▶ WHAT TO PRODUCE
Copy the listing below in full and skip every picture.

------

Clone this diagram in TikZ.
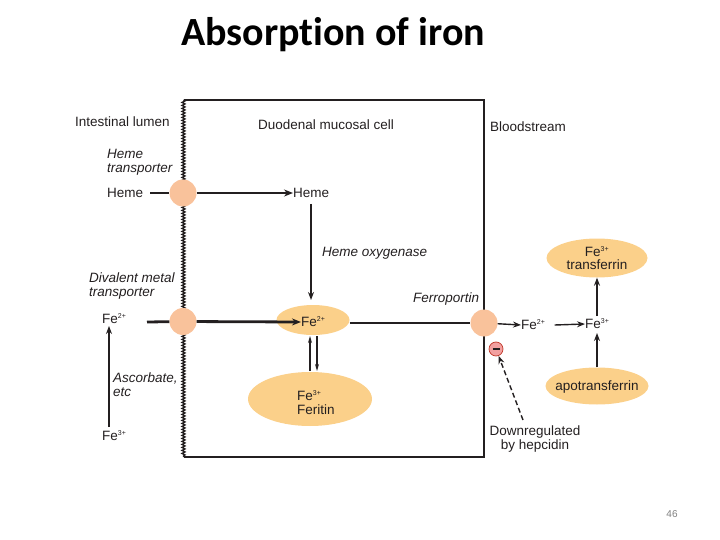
\documentclass[tikz,border=0pt]{standalone}
\usepackage{fontspec}
\setmainfont{Liberation Sans}
\newfontfamily\titlefont[Ligatures=NoCommon]{Carlito}
\usetikzlibrary{arrows.meta,decorations.pathmorphing,shapes.geometric}
\definecolor{peach}{HTML}{F9C29B}
\definecolor{ellfill}{HTML}{FBD08A}
\definecolor{ink}{HTML}{231F20}
\definecolor{minusfill}{HTML}{F2A0A0}
\definecolor{minusdraw}{HTML}{C0392B}
\newcommand{\sps}[1]{\textsuperscript{\scriptsize #1}}
\begin{document}
\begin{tikzpicture}[x=1pt,y=-1pt,
  lbl/.style={font=\fontsize{13.5}{15}\selectfont, text=ink, inner sep=0pt, anchor=west},
  ilbl/.style={lbl, font=\fontsize{13.5}{15}\selectfont\itshape},
  ilbl2/.style={lbl, font=\fontsize{13.5}{15}\selectfont\itshape, align=left},
  clbl/.style={font=\fontsize{13.5}{14}\selectfont, text=ink, inner sep=0pt, align=center},
  transp/.style={circle, fill=peach, minimum size=27pt, inner sep=0pt},
  blob/.style={ellipse, fill=ellfill, inner sep=0pt},
  arr/.style={-{Stealth[length=8pt,width=6pt]}, line width=1.4pt, draw=ink},
  thickarr/.style={-{Stealth[length=9pt,width=7pt]}, line width=2.8pt, draw=ink},
  wall/.style={line width=2pt, draw=ink}
]
\useasboundingbox (0,0) rectangle (720,540);
% title
\node[font=\titlefont\bfseries\fontsize{40}{44}\selectfont, inner sep=0pt] (title) at (333,35) {Absorption of iron};
% cell walls
\coordinate (tl) at (183.5,100);
\coordinate (tr) at (484,100);
\coordinate (br) at (484,457);
\coordinate (bl) at (183.5,457);
\draw[wall] (tl) -- (tr) -- (br) -- (bl);
\draw[line width=1.3pt, draw=ink, decorate, decoration={snake, segment length=3pt, amplitude=1.5pt}] (tl) -- (bl);
% region labels
\node[lbl] (lumen) at (75,122) {Intestinal lumen};
\node[lbl] (cell) at (258,125) {Duodenal mucosal cell};
\node[lbl] (blood) at (490,127) {Bloodstream};
% heme path
\node[ilbl2] (hemetr) at (107,162) {Heme\\[-1pt]transporter};
\node[lbl] (hemeL) at (107,193) {Heme};
\coordinate (hemeS) at (150,193);
\node[transp] (ht) at (183,193) {};
\node[lbl] (hemeC) at (293,193) {Heme};
\draw[line width=2.8pt, draw=ink] (hemeS) -- (ht);
\draw[thickarr] (ht) -- (hemeC.west);
\node[ilbl] (hox) at (322,253) {Heme oxygenase};
% Fe2+ in cell
\node[blob, minimum width=73pt, minimum height=30pt] (fe2e) at (313,320) {};
\node[lbl] (fe2C) at (301,322) {Fe\sps{2+}};
\coordinate (hoxS) at (311,204);
\coordinate (hoxE) at (311,300);
\draw[arr] (hoxS) -- (hoxE);
% divalent metal transporter
\node[ilbl2] (dmt) at (89,286) {Divalent metal\\[-1pt]transporter};
\node[lbl] (fe2L) at (102,319) {Fe\sps{2+}};
\coordinate (fe2S) at (147,322);
\node[transp] (dm) at (183,321.5) {};
\draw[line width=2.8pt, draw=ink] (fe2S) -- (dm);
\draw[thickarr] (dm) -- (fe2C.west);
\node[lbl] (fe3L) at (102,436) {Fe\sps{3+}};
\draw[arr, line width=1.2pt] (109,427) -- (109,326);
\node[ilbl2] (asc) at (113,385) {Ascorbate,\\[-1pt]etc};
% ferritin
\node[blob, minimum width=124pt, minimum height=54pt] (fer) at (310,399) {};
\node[lbl, align=left] (ferT) at (297,403) {Fe\sps{3+}\\[-1pt]Feritin};
\draw[-{Stealth[length=7pt,width=4pt]}, line width=1.4pt, draw=ink] (310,371) -- (310,336);
\draw[-{Stealth[length=7pt,width=4pt]}, line width=1.4pt, draw=ink] (317,336) -- (317,371);
% ferroportin
\node[transp] (fp) at (484,323) {};
\node[ilbl] (fpT) at (413,299) {Ferroportin};
\draw[line width=1.3pt, draw=ink] (fe2e.east |- fp) -- (fp.west);
% bloodstream
\node[lbl] (fe2B) at (521,325) {Fe\sps{2+}};
\node[lbl] (fe3B) at (585,324) {Fe\sps{3+}};
\draw[arr] (fp) -- (fe2B.west);
\draw[arr] (fe2B.east) ++(9,0) -- (fe3B.west);
\node[blob, minimum width=101pt, minimum height=39pt] (tf) at (597,258) {};
\node[clbl] (tfT) at (597,258) {Fe\sps{3+}\\[-1pt]transferrin};
\node[blob, minimum width=103pt, minimum height=37pt] (apo) at (597,386) {};
\node[clbl] (apoT) at (597,387) {apotransferrin};
\draw[arr] (597,316) -- (tf.south);
\draw[arr] (apo.north) -- (597,333);
% hepcidin
\node[circle, fill=minusfill, draw=minusdraw, line width=0.7pt, minimum size=14pt, inner sep=0pt] (minus) at (496,349) {};
\draw[line width=1.2pt, draw=ink] ([xshift=-3.5pt]minus.center) -- ([xshift=3.5pt]minus.center);
\node[lbl, anchor=north, align=center] (hep) at (535,426) {Downregulated\\[-1pt]by hepcidin};
\draw[-{Stealth[length=8pt,width=6pt]}, dash pattern=on 5pt off 3pt, line width=1.4pt, draw=ink] (523,420) -- (minus);
% page number
\node[text=gray, font=\fontsize{10}{10}\selectfont, inner sep=0pt] (pg) at (672,514) {46};
\end{tikzpicture}
\end{document}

------

▶ THE ANSWER
Clone this diagram in TikZ.
\documentclass[tikz,border=0pt]{standalone}
\usepackage{fontspec}
\setmainfont{Liberation Sans}
\newfontfamily\titlefont[Ligatures=NoCommon]{Carlito}
\usetikzlibrary{arrows.meta,decorations.pathmorphing,shapes.geometric}
\definecolor{peach}{HTML}{F9C29B}
\definecolor{ellfill}{HTML}{FBD08A}
\definecolor{ink}{HTML}{231F20}
\definecolor{minusfill}{HTML}{F2A0A0}
\definecolor{minusdraw}{HTML}{C0392B}
\newcommand{\sps}[1]{\textsuperscript{\scriptsize #1}}
\begin{document}
\begin{tikzpicture}[x=1pt,y=-1pt,
  lbl/.style={font=\fontsize{13.5}{15}\selectfont, text=ink, inner sep=0pt, anchor=west},
  ilbl/.style={lbl, font=\fontsize{13.5}{15}\selectfont\itshape},
  ilbl2/.style={lbl, font=\fontsize{13.5}{15}\selectfont\itshape, align=left},
  clbl/.style={font=\fontsize{13.5}{14}\selectfont, text=ink, inner sep=0pt, align=center},
  transp/.style={circle, fill=peach, minimum size=27pt, inner sep=0pt},
  blob/.style={ellipse, fill=ellfill, inner sep=0pt},
  arr/.style={-{Stealth[length=8pt,width=6pt]}, line width=1.4pt, draw=ink},
  thickarr/.style={-{Stealth[length=9pt,width=7pt]}, line width=2.8pt, draw=ink},
  wall/.style={line width=2pt, draw=ink}
]
\useasboundingbox (0,0) rectangle (720,540);
% title
\node[font=\titlefont\bfseries\fontsize{40}{44}\selectfont, inner sep=0pt] (title) at (333,35) {Absorption of iron};
% cell walls
\coordinate (tl) at (183.5,100);
\coordinate (tr) at (484,100);
\coordinate (br) at (484,457);
\coordinate (bl) at (183.5,457);
\draw[wall] (tl) -- (tr) -- (br) -- (bl);
\draw[line width=1.3pt, draw=ink, decorate, decoration={snake, segment length=3pt, amplitude=1.5pt}] (tl) -- (bl);
% region labels
\node[lbl] (lumen) at (75,122) {Intestinal lumen};
\node[lbl] (cell) at (258,125) {Duodenal mucosal cell};
\node[lbl] (blood) at (490,127) {Bloodstream};
% heme path
\node[ilbl2] (hemetr) at (107,162) {Heme\\[-1pt]transporter};
\node[lbl] (hemeL) at (107,193) {Heme};
\coordinate (hemeS) at (150,193);
\node[transp] (ht) at (183,193) {};
\node[lbl] (hemeC) at (293,193) {Heme};
\draw[line width=2.8pt, draw=ink] (hemeS) -- (ht);
\draw[thickarr] (ht) -- (hemeC.west);
\node[ilbl] (hox) at (322,253) {Heme oxygenase};
% Fe2+ in cell
\node[blob, minimum width=73pt, minimum height=30pt] (fe2e) at (313,320) {};
\node[lbl] (fe2C) at (301,322) {Fe\sps{2+}};
\coordinate (hoxS) at (311,204);
\coordinate (hoxE) at (311,300);
\draw[arr] (hoxS) -- (hoxE);
% divalent metal transporter
\node[ilbl2] (dmt) at (89,286) {Divalent metal\\[-1pt]transporter};
\node[lbl] (fe2L) at (102,319) {Fe\sps{2+}};
\coordinate (fe2S) at (147,322);
\node[transp] (dm) at (183,321.5) {};
\draw[line width=2.8pt, draw=ink] (fe2S) -- (dm);
\draw[thickarr] (dm) -- (fe2C.west);
\node[lbl] (fe3L) at (102,436) {Fe\sps{3+}};
\draw[arr, line width=1.2pt] (109,427) -- (109,326);
\node[ilbl2] (asc) at (113,385) {Ascorbate,\\[-1pt]etc};
% ferritin
\node[blob, minimum width=124pt, minimum height=54pt] (fer) at (310,399) {};
\node[lbl, align=left] (ferT) at (297,403) {Fe\sps{3+}\\[-1pt]Feritin};
\draw[-{Stealth[length=7pt,width=4pt]}, line width=1.4pt, draw=ink] (310,371) -- (310,336);
\draw[-{Stealth[length=7pt,width=4pt]}, line width=1.4pt, draw=ink] (317,336) -- (317,371);
% ferroportin
\node[transp] (fp) at (484,323) {};
\node[ilbl] (fpT) at (413,299) {Ferroportin};
\draw[line width=1.3pt, draw=ink] (fe2e.east |- fp) -- (fp.west);
% bloodstream
\node[lbl] (fe2B) at (521,325) {Fe\sps{2+}};
\node[lbl] (fe3B) at (585,324) {Fe\sps{3+}};
\draw[arr] (fp) -- (fe2B.west);
\draw[arr] (fe2B.east) ++(9,0) -- (fe3B.west);
\node[blob, minimum width=101pt, minimum height=39pt] (tf) at (597,258) {};
\node[clbl] (tfT) at (597,258) {Fe\sps{3+}\\[-1pt]transferrin};
\node[blob, minimum width=103pt, minimum height=37pt] (apo) at (597,386) {};
\node[clbl] (apoT) at (597,387) {apotransferrin};
\draw[arr] (597,316) -- (tf.south);
\draw[arr] (apo.north) -- (597,333);
% hepcidin
\node[circle, fill=minusfill, draw=minusdraw, line width=0.7pt, minimum size=14pt, inner sep=0pt] (minus) at (496,349) {};
\draw[line width=1.2pt, draw=ink] ([xshift=-3.5pt]minus.center) -- ([xshift=3.5pt]minus.center);
\node[lbl, anchor=north, align=center] (hep) at (535,426) {Downregulated\\[-1pt]by hepcidin};
\draw[-{Stealth[length=8pt,width=6pt]}, dash pattern=on 5pt off 3pt, line width=1.4pt, draw=ink] (523,420) -- (minus);
% page number
\node[text=gray, font=\fontsize{10}{10}\selectfont, inner sep=0pt] (pg) at (672,514) {46};
\end{tikzpicture}
\end{document}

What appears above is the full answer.